**Supplied data**:

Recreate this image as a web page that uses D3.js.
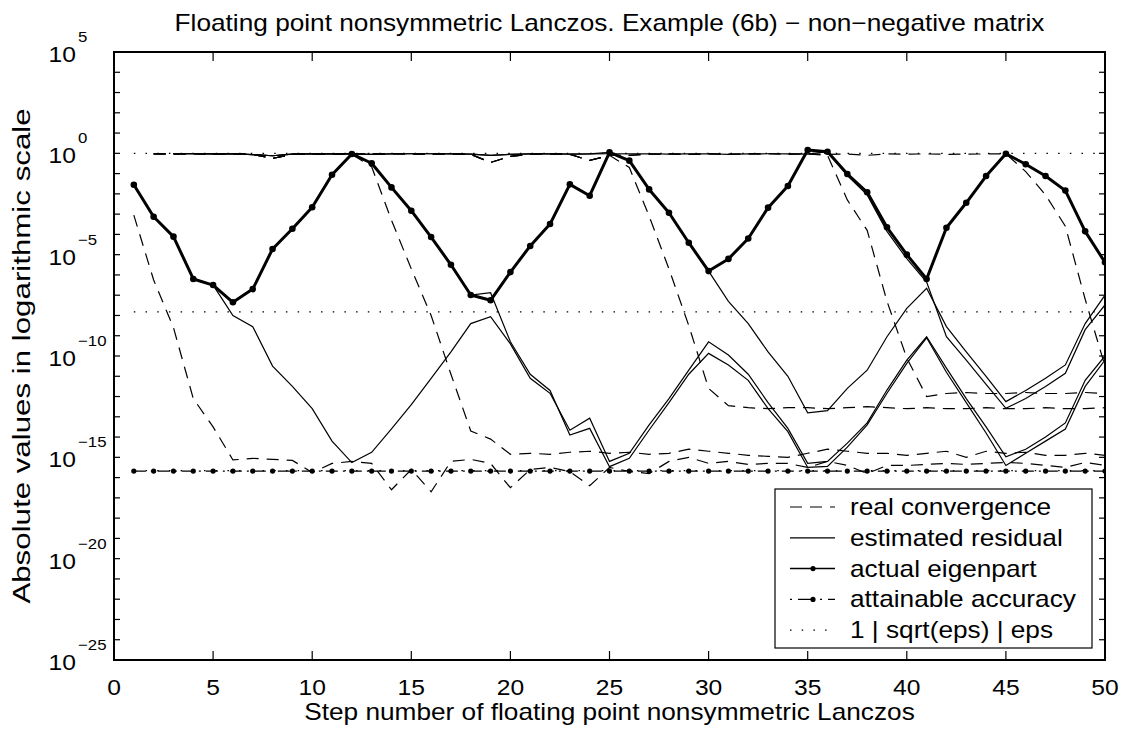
<!DOCTYPE html>
<html>
<head>
<meta charset="utf-8">
<script src="https://cdn.jsdelivr.net/npm/d3@7/dist/d3.min.js"></script>
<style>
body { margin: 0; background: #fff; }
text { font-family: "Liberation Sans", Arial, Helvetica, sans-serif; fill: #000; }
</style>
</head>
<body>
<div id="chart"></div>
<script>
// values are log10 of the plotted quantity, one entry per Lanczos step 1..50
var steps = d3.range(1, 51);

var eigenpart = [-1.55, -3.13, -4.11, -6.2, -6.5, -7.35, -6.7, -4.72, -3.72, -2.66,
    -1.06, -0.03, -0.49, -1.68, -2.83, -4.13, -5.5, -6.99, -7.25, -5.86,
    -4.57, -3.49, -1.53, -2.09, 0.05, -0.36, -1.78, -2.93, -4.41, -5.81,
    -5.21, -4.2, -2.68, -1.61, 0.16, 0.08, -1.02, -1.92, -3.65, -5.0,
    -6.2, -3.67, -2.44, -1.12, -0.02, -0.54, -1.12, -1.84, -3.85, -5.38];

// estimated residuals (solid)
var resid1 = [-1.55, -3.13, -4.11, -6.2, -6.5, -8.0, -8.55, -10.5, -11.5, -12.6,
    -14.2, -15.26, -14.75, -13.6, -12.4, -11.1, -9.8, -8.4, -8.06, -9.4,
    -11.1, -11.84, -13.66, -13.07, -15.2, -14.8, -13.4, -12.1, -10.7, -9.3,
    -9.95, -10.9, -12.3, -13.57, -15.3, -15.2, -14.3, -13.3, -11.68, -10.2,
    -9.05, -10.6, -12.1, -13.5, -14.97, -14.6, -14.0, -13.3, -11.2, -10.0];
var resid2 = [null, null, -0.02, -0.01, -0.03, -0.02, -0.06, -0.12, -0.04, -0.02,
    -0.03, -0.03, -0.49, -1.68, -2.83, -4.13, -5.5, -6.99, -6.88, -9.3,
    -10.9, -11.7, -13.9, -13.57, -15.46, -15.05, -13.65, -12.3, -10.9, -9.87,
    -10.44, -11.2, -12.6, -13.73, -15.5, -15.45, -14.5, -13.4, -11.84, -10.36,
    -9.1, -10.8, -12.3, -13.8, -15.4, -14.8, -14.2, -13.6, -11.5, -10.2];
var resid3 = [null, null, -0.02, -0.01, -0.03, -0.02, -0.06, -0.12, -0.04, -0.02,
    -0.03, -0.02, -0.05, -0.03, -0.02, -0.02, -0.03, -0.04, -0.1, -0.05,
    -0.03, -0.02, -0.04, -0.03, 0.05, -0.36, -1.78, -2.93, -4.41, -5.81,
    -7.3, -8.4, -9.8, -11.0, -12.8, -12.7, -11.6, -10.7, -9.05, -7.65,
    -6.66, -8.55, -9.8, -11.0, -12.25, -11.7, -11.1, -10.44, -8.4, -7.0];
var resid4 = [null, null, -0.02, -0.01, -0.03, -0.02, -0.06, -0.12, -0.04, -0.02,
    -0.03, -0.02, -0.05, -0.03, -0.02, -0.02, -0.03, -0.04, -0.1, -0.05,
    -0.03, -0.02, -0.04, -0.03, -0.02, -0.03, -0.02, -0.04, -0.03, -0.02,
    -0.05, -0.03, -0.02, -0.03, -0.04, 0.08, -1.1, -2.05, -3.85, -5.2,
    -6.35, -9.05, -10.2, -11.4, -12.58, -12.1, -11.5, -10.85, -8.7, -7.48];

// real convergence (dashed)
var conv1 = [-3.05, -6.25, -8.6, -12.1, -13.5, -15.13, -15.05, -15.1, -15.15, -15.75,
    -15.3, -15.2, -15.3, -16.6, -15.6, -16.7, -15.2, -15.1, -15.3, -16.5,
    -15.6, -15.5, -15.7, -16.4, -15.5, -15.7, -15.8, -15.2, -15.0, -15.3,
    -15.2, -15.35, -15.3, -15.3, -15.5, -15.2, -15.4, -15.8, -15.4, -15.4,
    -15.35, -15.3, -15.35, -15.3, -15.25, -15.3, -15.4, -15.5, -15.25, -15.4];
var conv2 = [null, -0.03, -0.03, -0.02, -0.04, -0.03, -0.05, -0.25, -0.05, -0.03,
    -0.04, -0.05, -0.66, -3.3, -5.7, -8.0, -10.9, -13.7, -14.1, -14.85,
    -14.8, -14.85, -14.75, -14.7, -14.8, -14.75, -14.85, -14.8, -14.6, -14.7,
    -14.8, -14.9, -14.95, -15.0, -14.8, -14.6, -14.7, -14.8, -14.8, -14.9,
    -14.8, -14.7, -15.0, -14.7, -14.8, -14.75, -14.9, -14.9, -14.8, -14.9];
var conv3 = [null, -0.03, -0.03, -0.02, -0.04, -0.03, -0.05, -0.25, -0.05, -0.03,
    -0.04, -0.05, -0.03, -0.02, -0.03, -0.04, -0.03, -0.05, -0.45, -0.15,
    -0.04, -0.03, -0.05, -0.35, -0.1, -0.7, -3.1, -5.7, -8.5, -11.6,
    -12.45, -12.55, -12.6, -12.55, -12.55, -12.6, -12.55, -12.5, -12.55, -12.6,
    -12.55, -12.6, -12.6, -12.55, -12.6, -12.6, -12.55, -12.6, -12.6, -12.55];
var conv4 = [null, -0.03, -0.03, -0.02, -0.04, -0.03, -0.05, -0.25, -0.05, -0.03,
    -0.04, -0.05, -0.03, -0.02, -0.03, -0.04, -0.03, -0.05, -0.45, -0.15,
    -0.04, -0.03, -0.05, -0.35, -0.1, -0.1, -0.04, -0.03, -0.05, -0.03,
    -0.04, -0.03, -0.02, -0.04, -0.03, -0.1, -2.3, -3.8, -7.3, -10.1,
    -12.0, -11.85, -11.8, -11.85, -11.85, -11.8, -11.85, -11.85, -11.8, -11.85];
var conv5 = [null, -0.03, -0.03, -0.02, -0.04, -0.03, -0.05, -0.25, -0.05, -0.03,
    -0.04, -0.05, -0.03, -0.02, -0.03, -0.04, -0.03, -0.05, -0.45, -0.15,
    -0.04, -0.03, -0.05, -0.35, -0.1, -0.1, -0.04, -0.03, -0.05, -0.03,
    -0.04, -0.03, -0.02, -0.04, -0.03, -0.05, -0.04, -0.1, -0.03, -0.04,
    -0.03, -0.05, -0.04, -0.03, -0.02, -0.9, -2.05, -3.6, -7.2, -10.5];

var attainable = 2.1e-16;
var refLevels = [1, 1.49e-8, 2.22e-16];   // 1 | sqrt(eps) | eps

var xTicks = [0, 5, 10, 15, 20, 25, 30, 35, 40, 45, 50];
var yLabelExps = [5, 0, -5, -10, -15, -20, -25];
var yTickExps = d3.range(-25, 6);

var legendItems = ["real convergence", "estimated residual", "actual eigenpart",
    "attainable accuracy", "1 | sqrt(eps) | eps"];

var titleText = "Floating point nonsymmetric Lanczos. Example (6b) \u2212 non\u2212negative matrix";
var xLabel = "Step number of floating point nonsymmetric Lanczos";
var yLabel = "Absolute values in logarithmic scale";

// ---- layout
var width = 1125, height = 730;
var pLeft = 114, pRight = 1105, pTop = 52, pBottom = 660;

var svg = d3.select("#chart").append("svg")
    .attr("width", width).attr("height", height);
svg.append("rect").attr("width", width).attr("height", height).attr("fill", "white");

var x = d3.scaleLinear().domain([0, 50]).range([pLeft, pRight]);
var y = d3.scaleLog().domain([1e-25, 1e5]).range([pBottom, pTop]);

// text in the picture is a bit wider than Arial, so stretch it along its direction
function addText(parent, px, py, str, size, anchor, kx, rot) {
    var g = parent.append("g")
        .attr("transform", "translate(" + px + "," + py + ")" + (rot ? " rotate(" + rot + ")" : "") + " scale(" + kx + ",1)");
    g.append("text")
        .attr("text-anchor", anchor || "start")
        .style("font-size", size + "px")
        .text(str);
    return g;
}

svg.append("clipPath").attr("id", "plotclip")
    .append("rect").attr("x", pLeft).attr("y", pTop)
    .attr("width", pRight - pLeft).attr("height", pBottom - pTop);

var plot = svg.append("g").attr("clip-path", "url(#plotclip)");

var line = d3.line()
    .defined(function(d) { return d[1] != null; })
    .x(function(d) { return x(d[0]); })
    .y(function(d) { return y(Math.pow(10, d[1])); });

function pairs(arr) {
    return steps.map(function(s, i) { return [s, arr[i]]; });
}

var dashed = "12,8", dashdot = "12,5,2,5", dotted = "1.5,10.2";

// dotted reference lines
refLevels.forEach(function(v) {
    plot.append("line")
        .attr("x1", x(1)).attr("x2", x(50))
        .attr("y1", y(v)).attr("y2", y(v))
        .attr("stroke", "#000").attr("stroke-width", 1.3)
        .attr("stroke-dasharray", dotted);
});

// attainable accuracy
plot.append("line")
    .attr("x1", x(1)).attr("x2", x(50))
    .attr("y1", y(attainable)).attr("y2", y(attainable))
    .attr("stroke", "#000").attr("stroke-width", 1.2)
    .attr("stroke-dasharray", dashdot);
plot.selectAll(".attdot")
    .data(steps)
    .enter()
    .append("circle")
    .attr("cx", function(d) { return x(d); })
    .attr("cy", y(attainable))
    .attr("r", 2.6)
    .attr("fill", "#000");

// real convergence
[conv1, conv2, conv3, conv4, conv5].forEach(function(arr) {
    plot.append("path")
        .datum(pairs(arr))
        .attr("d", line)
        .attr("fill", "none")
        .attr("stroke", "#000").attr("stroke-width", 1.2)
        .attr("stroke-dasharray", dashed);
});

// estimated residual
[resid1, resid2, resid3, resid4].forEach(function(arr) {
    plot.append("path")
        .datum(pairs(arr))
        .attr("d", line)
        .attr("fill", "none")
        .attr("stroke", "#000").attr("stroke-width", 1.2);
});

// actual eigenpart
plot.append("path")
    .datum(pairs(eigenpart))
    .attr("d", line)
    .attr("fill", "none")
    .attr("stroke", "#000").attr("stroke-width", 3)
    .attr("stroke-linejoin", "round");
plot.selectAll(".eigdot")
    .data(pairs(eigenpart))
    .enter()
    .append("circle")
    .attr("cx", function(d) { return x(d[0]); })
    .attr("cy", function(d) { return y(Math.pow(10, d[1])); })
    .attr("r", 3.3)
    .attr("fill", "#000");

// ---- axes box and ticks
var axes = svg.append("g");
axes.append("rect")
    .attr("x", pLeft).attr("y", pTop)
    .attr("width", pRight - pLeft).attr("height", pBottom - pTop)
    .attr("fill", "none").attr("stroke", "#000").attr("stroke-width", 2);

xTicks.forEach(function(t) {
    axes.append("line").attr("x1", x(t)).attr("x2", x(t))
        .attr("y1", pBottom).attr("y2", pBottom - 9).attr("stroke", "#000").attr("stroke-width", 1.2);
    axes.append("line").attr("x1", x(t)).attr("x2", x(t))
        .attr("y1", pTop).attr("y2", pTop + 9).attr("stroke", "#000").attr("stroke-width", 1.2);
    addText(axes, x(t), 695, String(t), 22, "middle", 1.12);
});

yTickExps.forEach(function(e) {
    var py = y(Math.pow(10, e));
    axes.append("line").attr("x1", pLeft).attr("x2", pLeft + 6)
        .attr("y1", py).attr("y2", py).attr("stroke", "#000").attr("stroke-width", 1.2);
    axes.append("line").attr("x1", pRight).attr("x2", pRight - 6)
        .attr("y1", py).attr("y2", py).attr("stroke", "#000").attr("stroke-width", 1.2);
});

yLabelExps.forEach(function(e) {
    var py = y(Math.pow(10, e));
    addText(axes, 76, py + 10, "10", 22, "end", 1.12);
    addText(axes, 78, py - 10, e < 0 ? "\u2212" + (-e) : String(e), 15, "start", 1.12);
});

// titles
addText(svg, (pLeft + pRight) / 2, 31, titleText, 23, "middle", 1.14);
addText(svg, (pLeft + pRight) / 2, 720, xLabel, 23, "middle", 1.14);
addText(svg, 30, (pTop + pBottom) / 2, yLabel, 23, "middle", 1.36, -90);

// ---- legend
var lg = svg.append("g");
lg.append("rect")
    .attr("x", 775).attr("y", 489).attr("width", 317).attr("height", 159)
    .attr("fill", "white").attr("stroke", "#000").attr("stroke-width", 1.2);

var legendStyles = [
    { dash: dashed, w: 1.2, dot: 0 },
    { dash: null, w: 1.2, dot: 0 },
    { dash: null, w: 1.5, dot: 2.6 },
    { dash: "2,6,16,6", w: 1.2, dot: 2.6 },
    { dash: dotted, w: 1.3, dot: 0 }
];

legendItems.forEach(function(name, i) {
    var cy = 507 + i * 30.8;
    var st = legendStyles[i];
    lg.append("line")
        .attr("x1", 790).attr("x2", 835).attr("y1", cy).attr("y2", cy)
        .attr("stroke", "#000").attr("stroke-width", st.w)
        .attr("stroke-dasharray", st.dash);
    if (st.dot) {
        lg.append("circle").attr("cx", 813).attr("cy", cy).attr("r", st.dot).attr("fill", "#000");
    }
    addText(lg, 850, cy + 8, name, 23, "start", 1.14);
});
</script>
</body>
</html>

**Requirement**: Reproduce the material above from its first line through the line containing "var steps = d3.range(1, 51);", both ends included, and skip every picture.

**Answer to this problem**:
Recreate this image as a web page that uses D3.js.
<!DOCTYPE html>
<html>
<head>
<meta charset="utf-8">
<script src="https://cdn.jsdelivr.net/npm/d3@7/dist/d3.min.js"></script>
<style>
body { margin: 0; background: #fff; }
text { font-family: "Liberation Sans", Arial, Helvetica, sans-serif; fill: #000; }
</style>
</head>
<body>
<div id="chart"></div>
<script>
// values are log10 of the plotted quantity, one entry per Lanczos step 1..50
var steps = d3.range(1, 51);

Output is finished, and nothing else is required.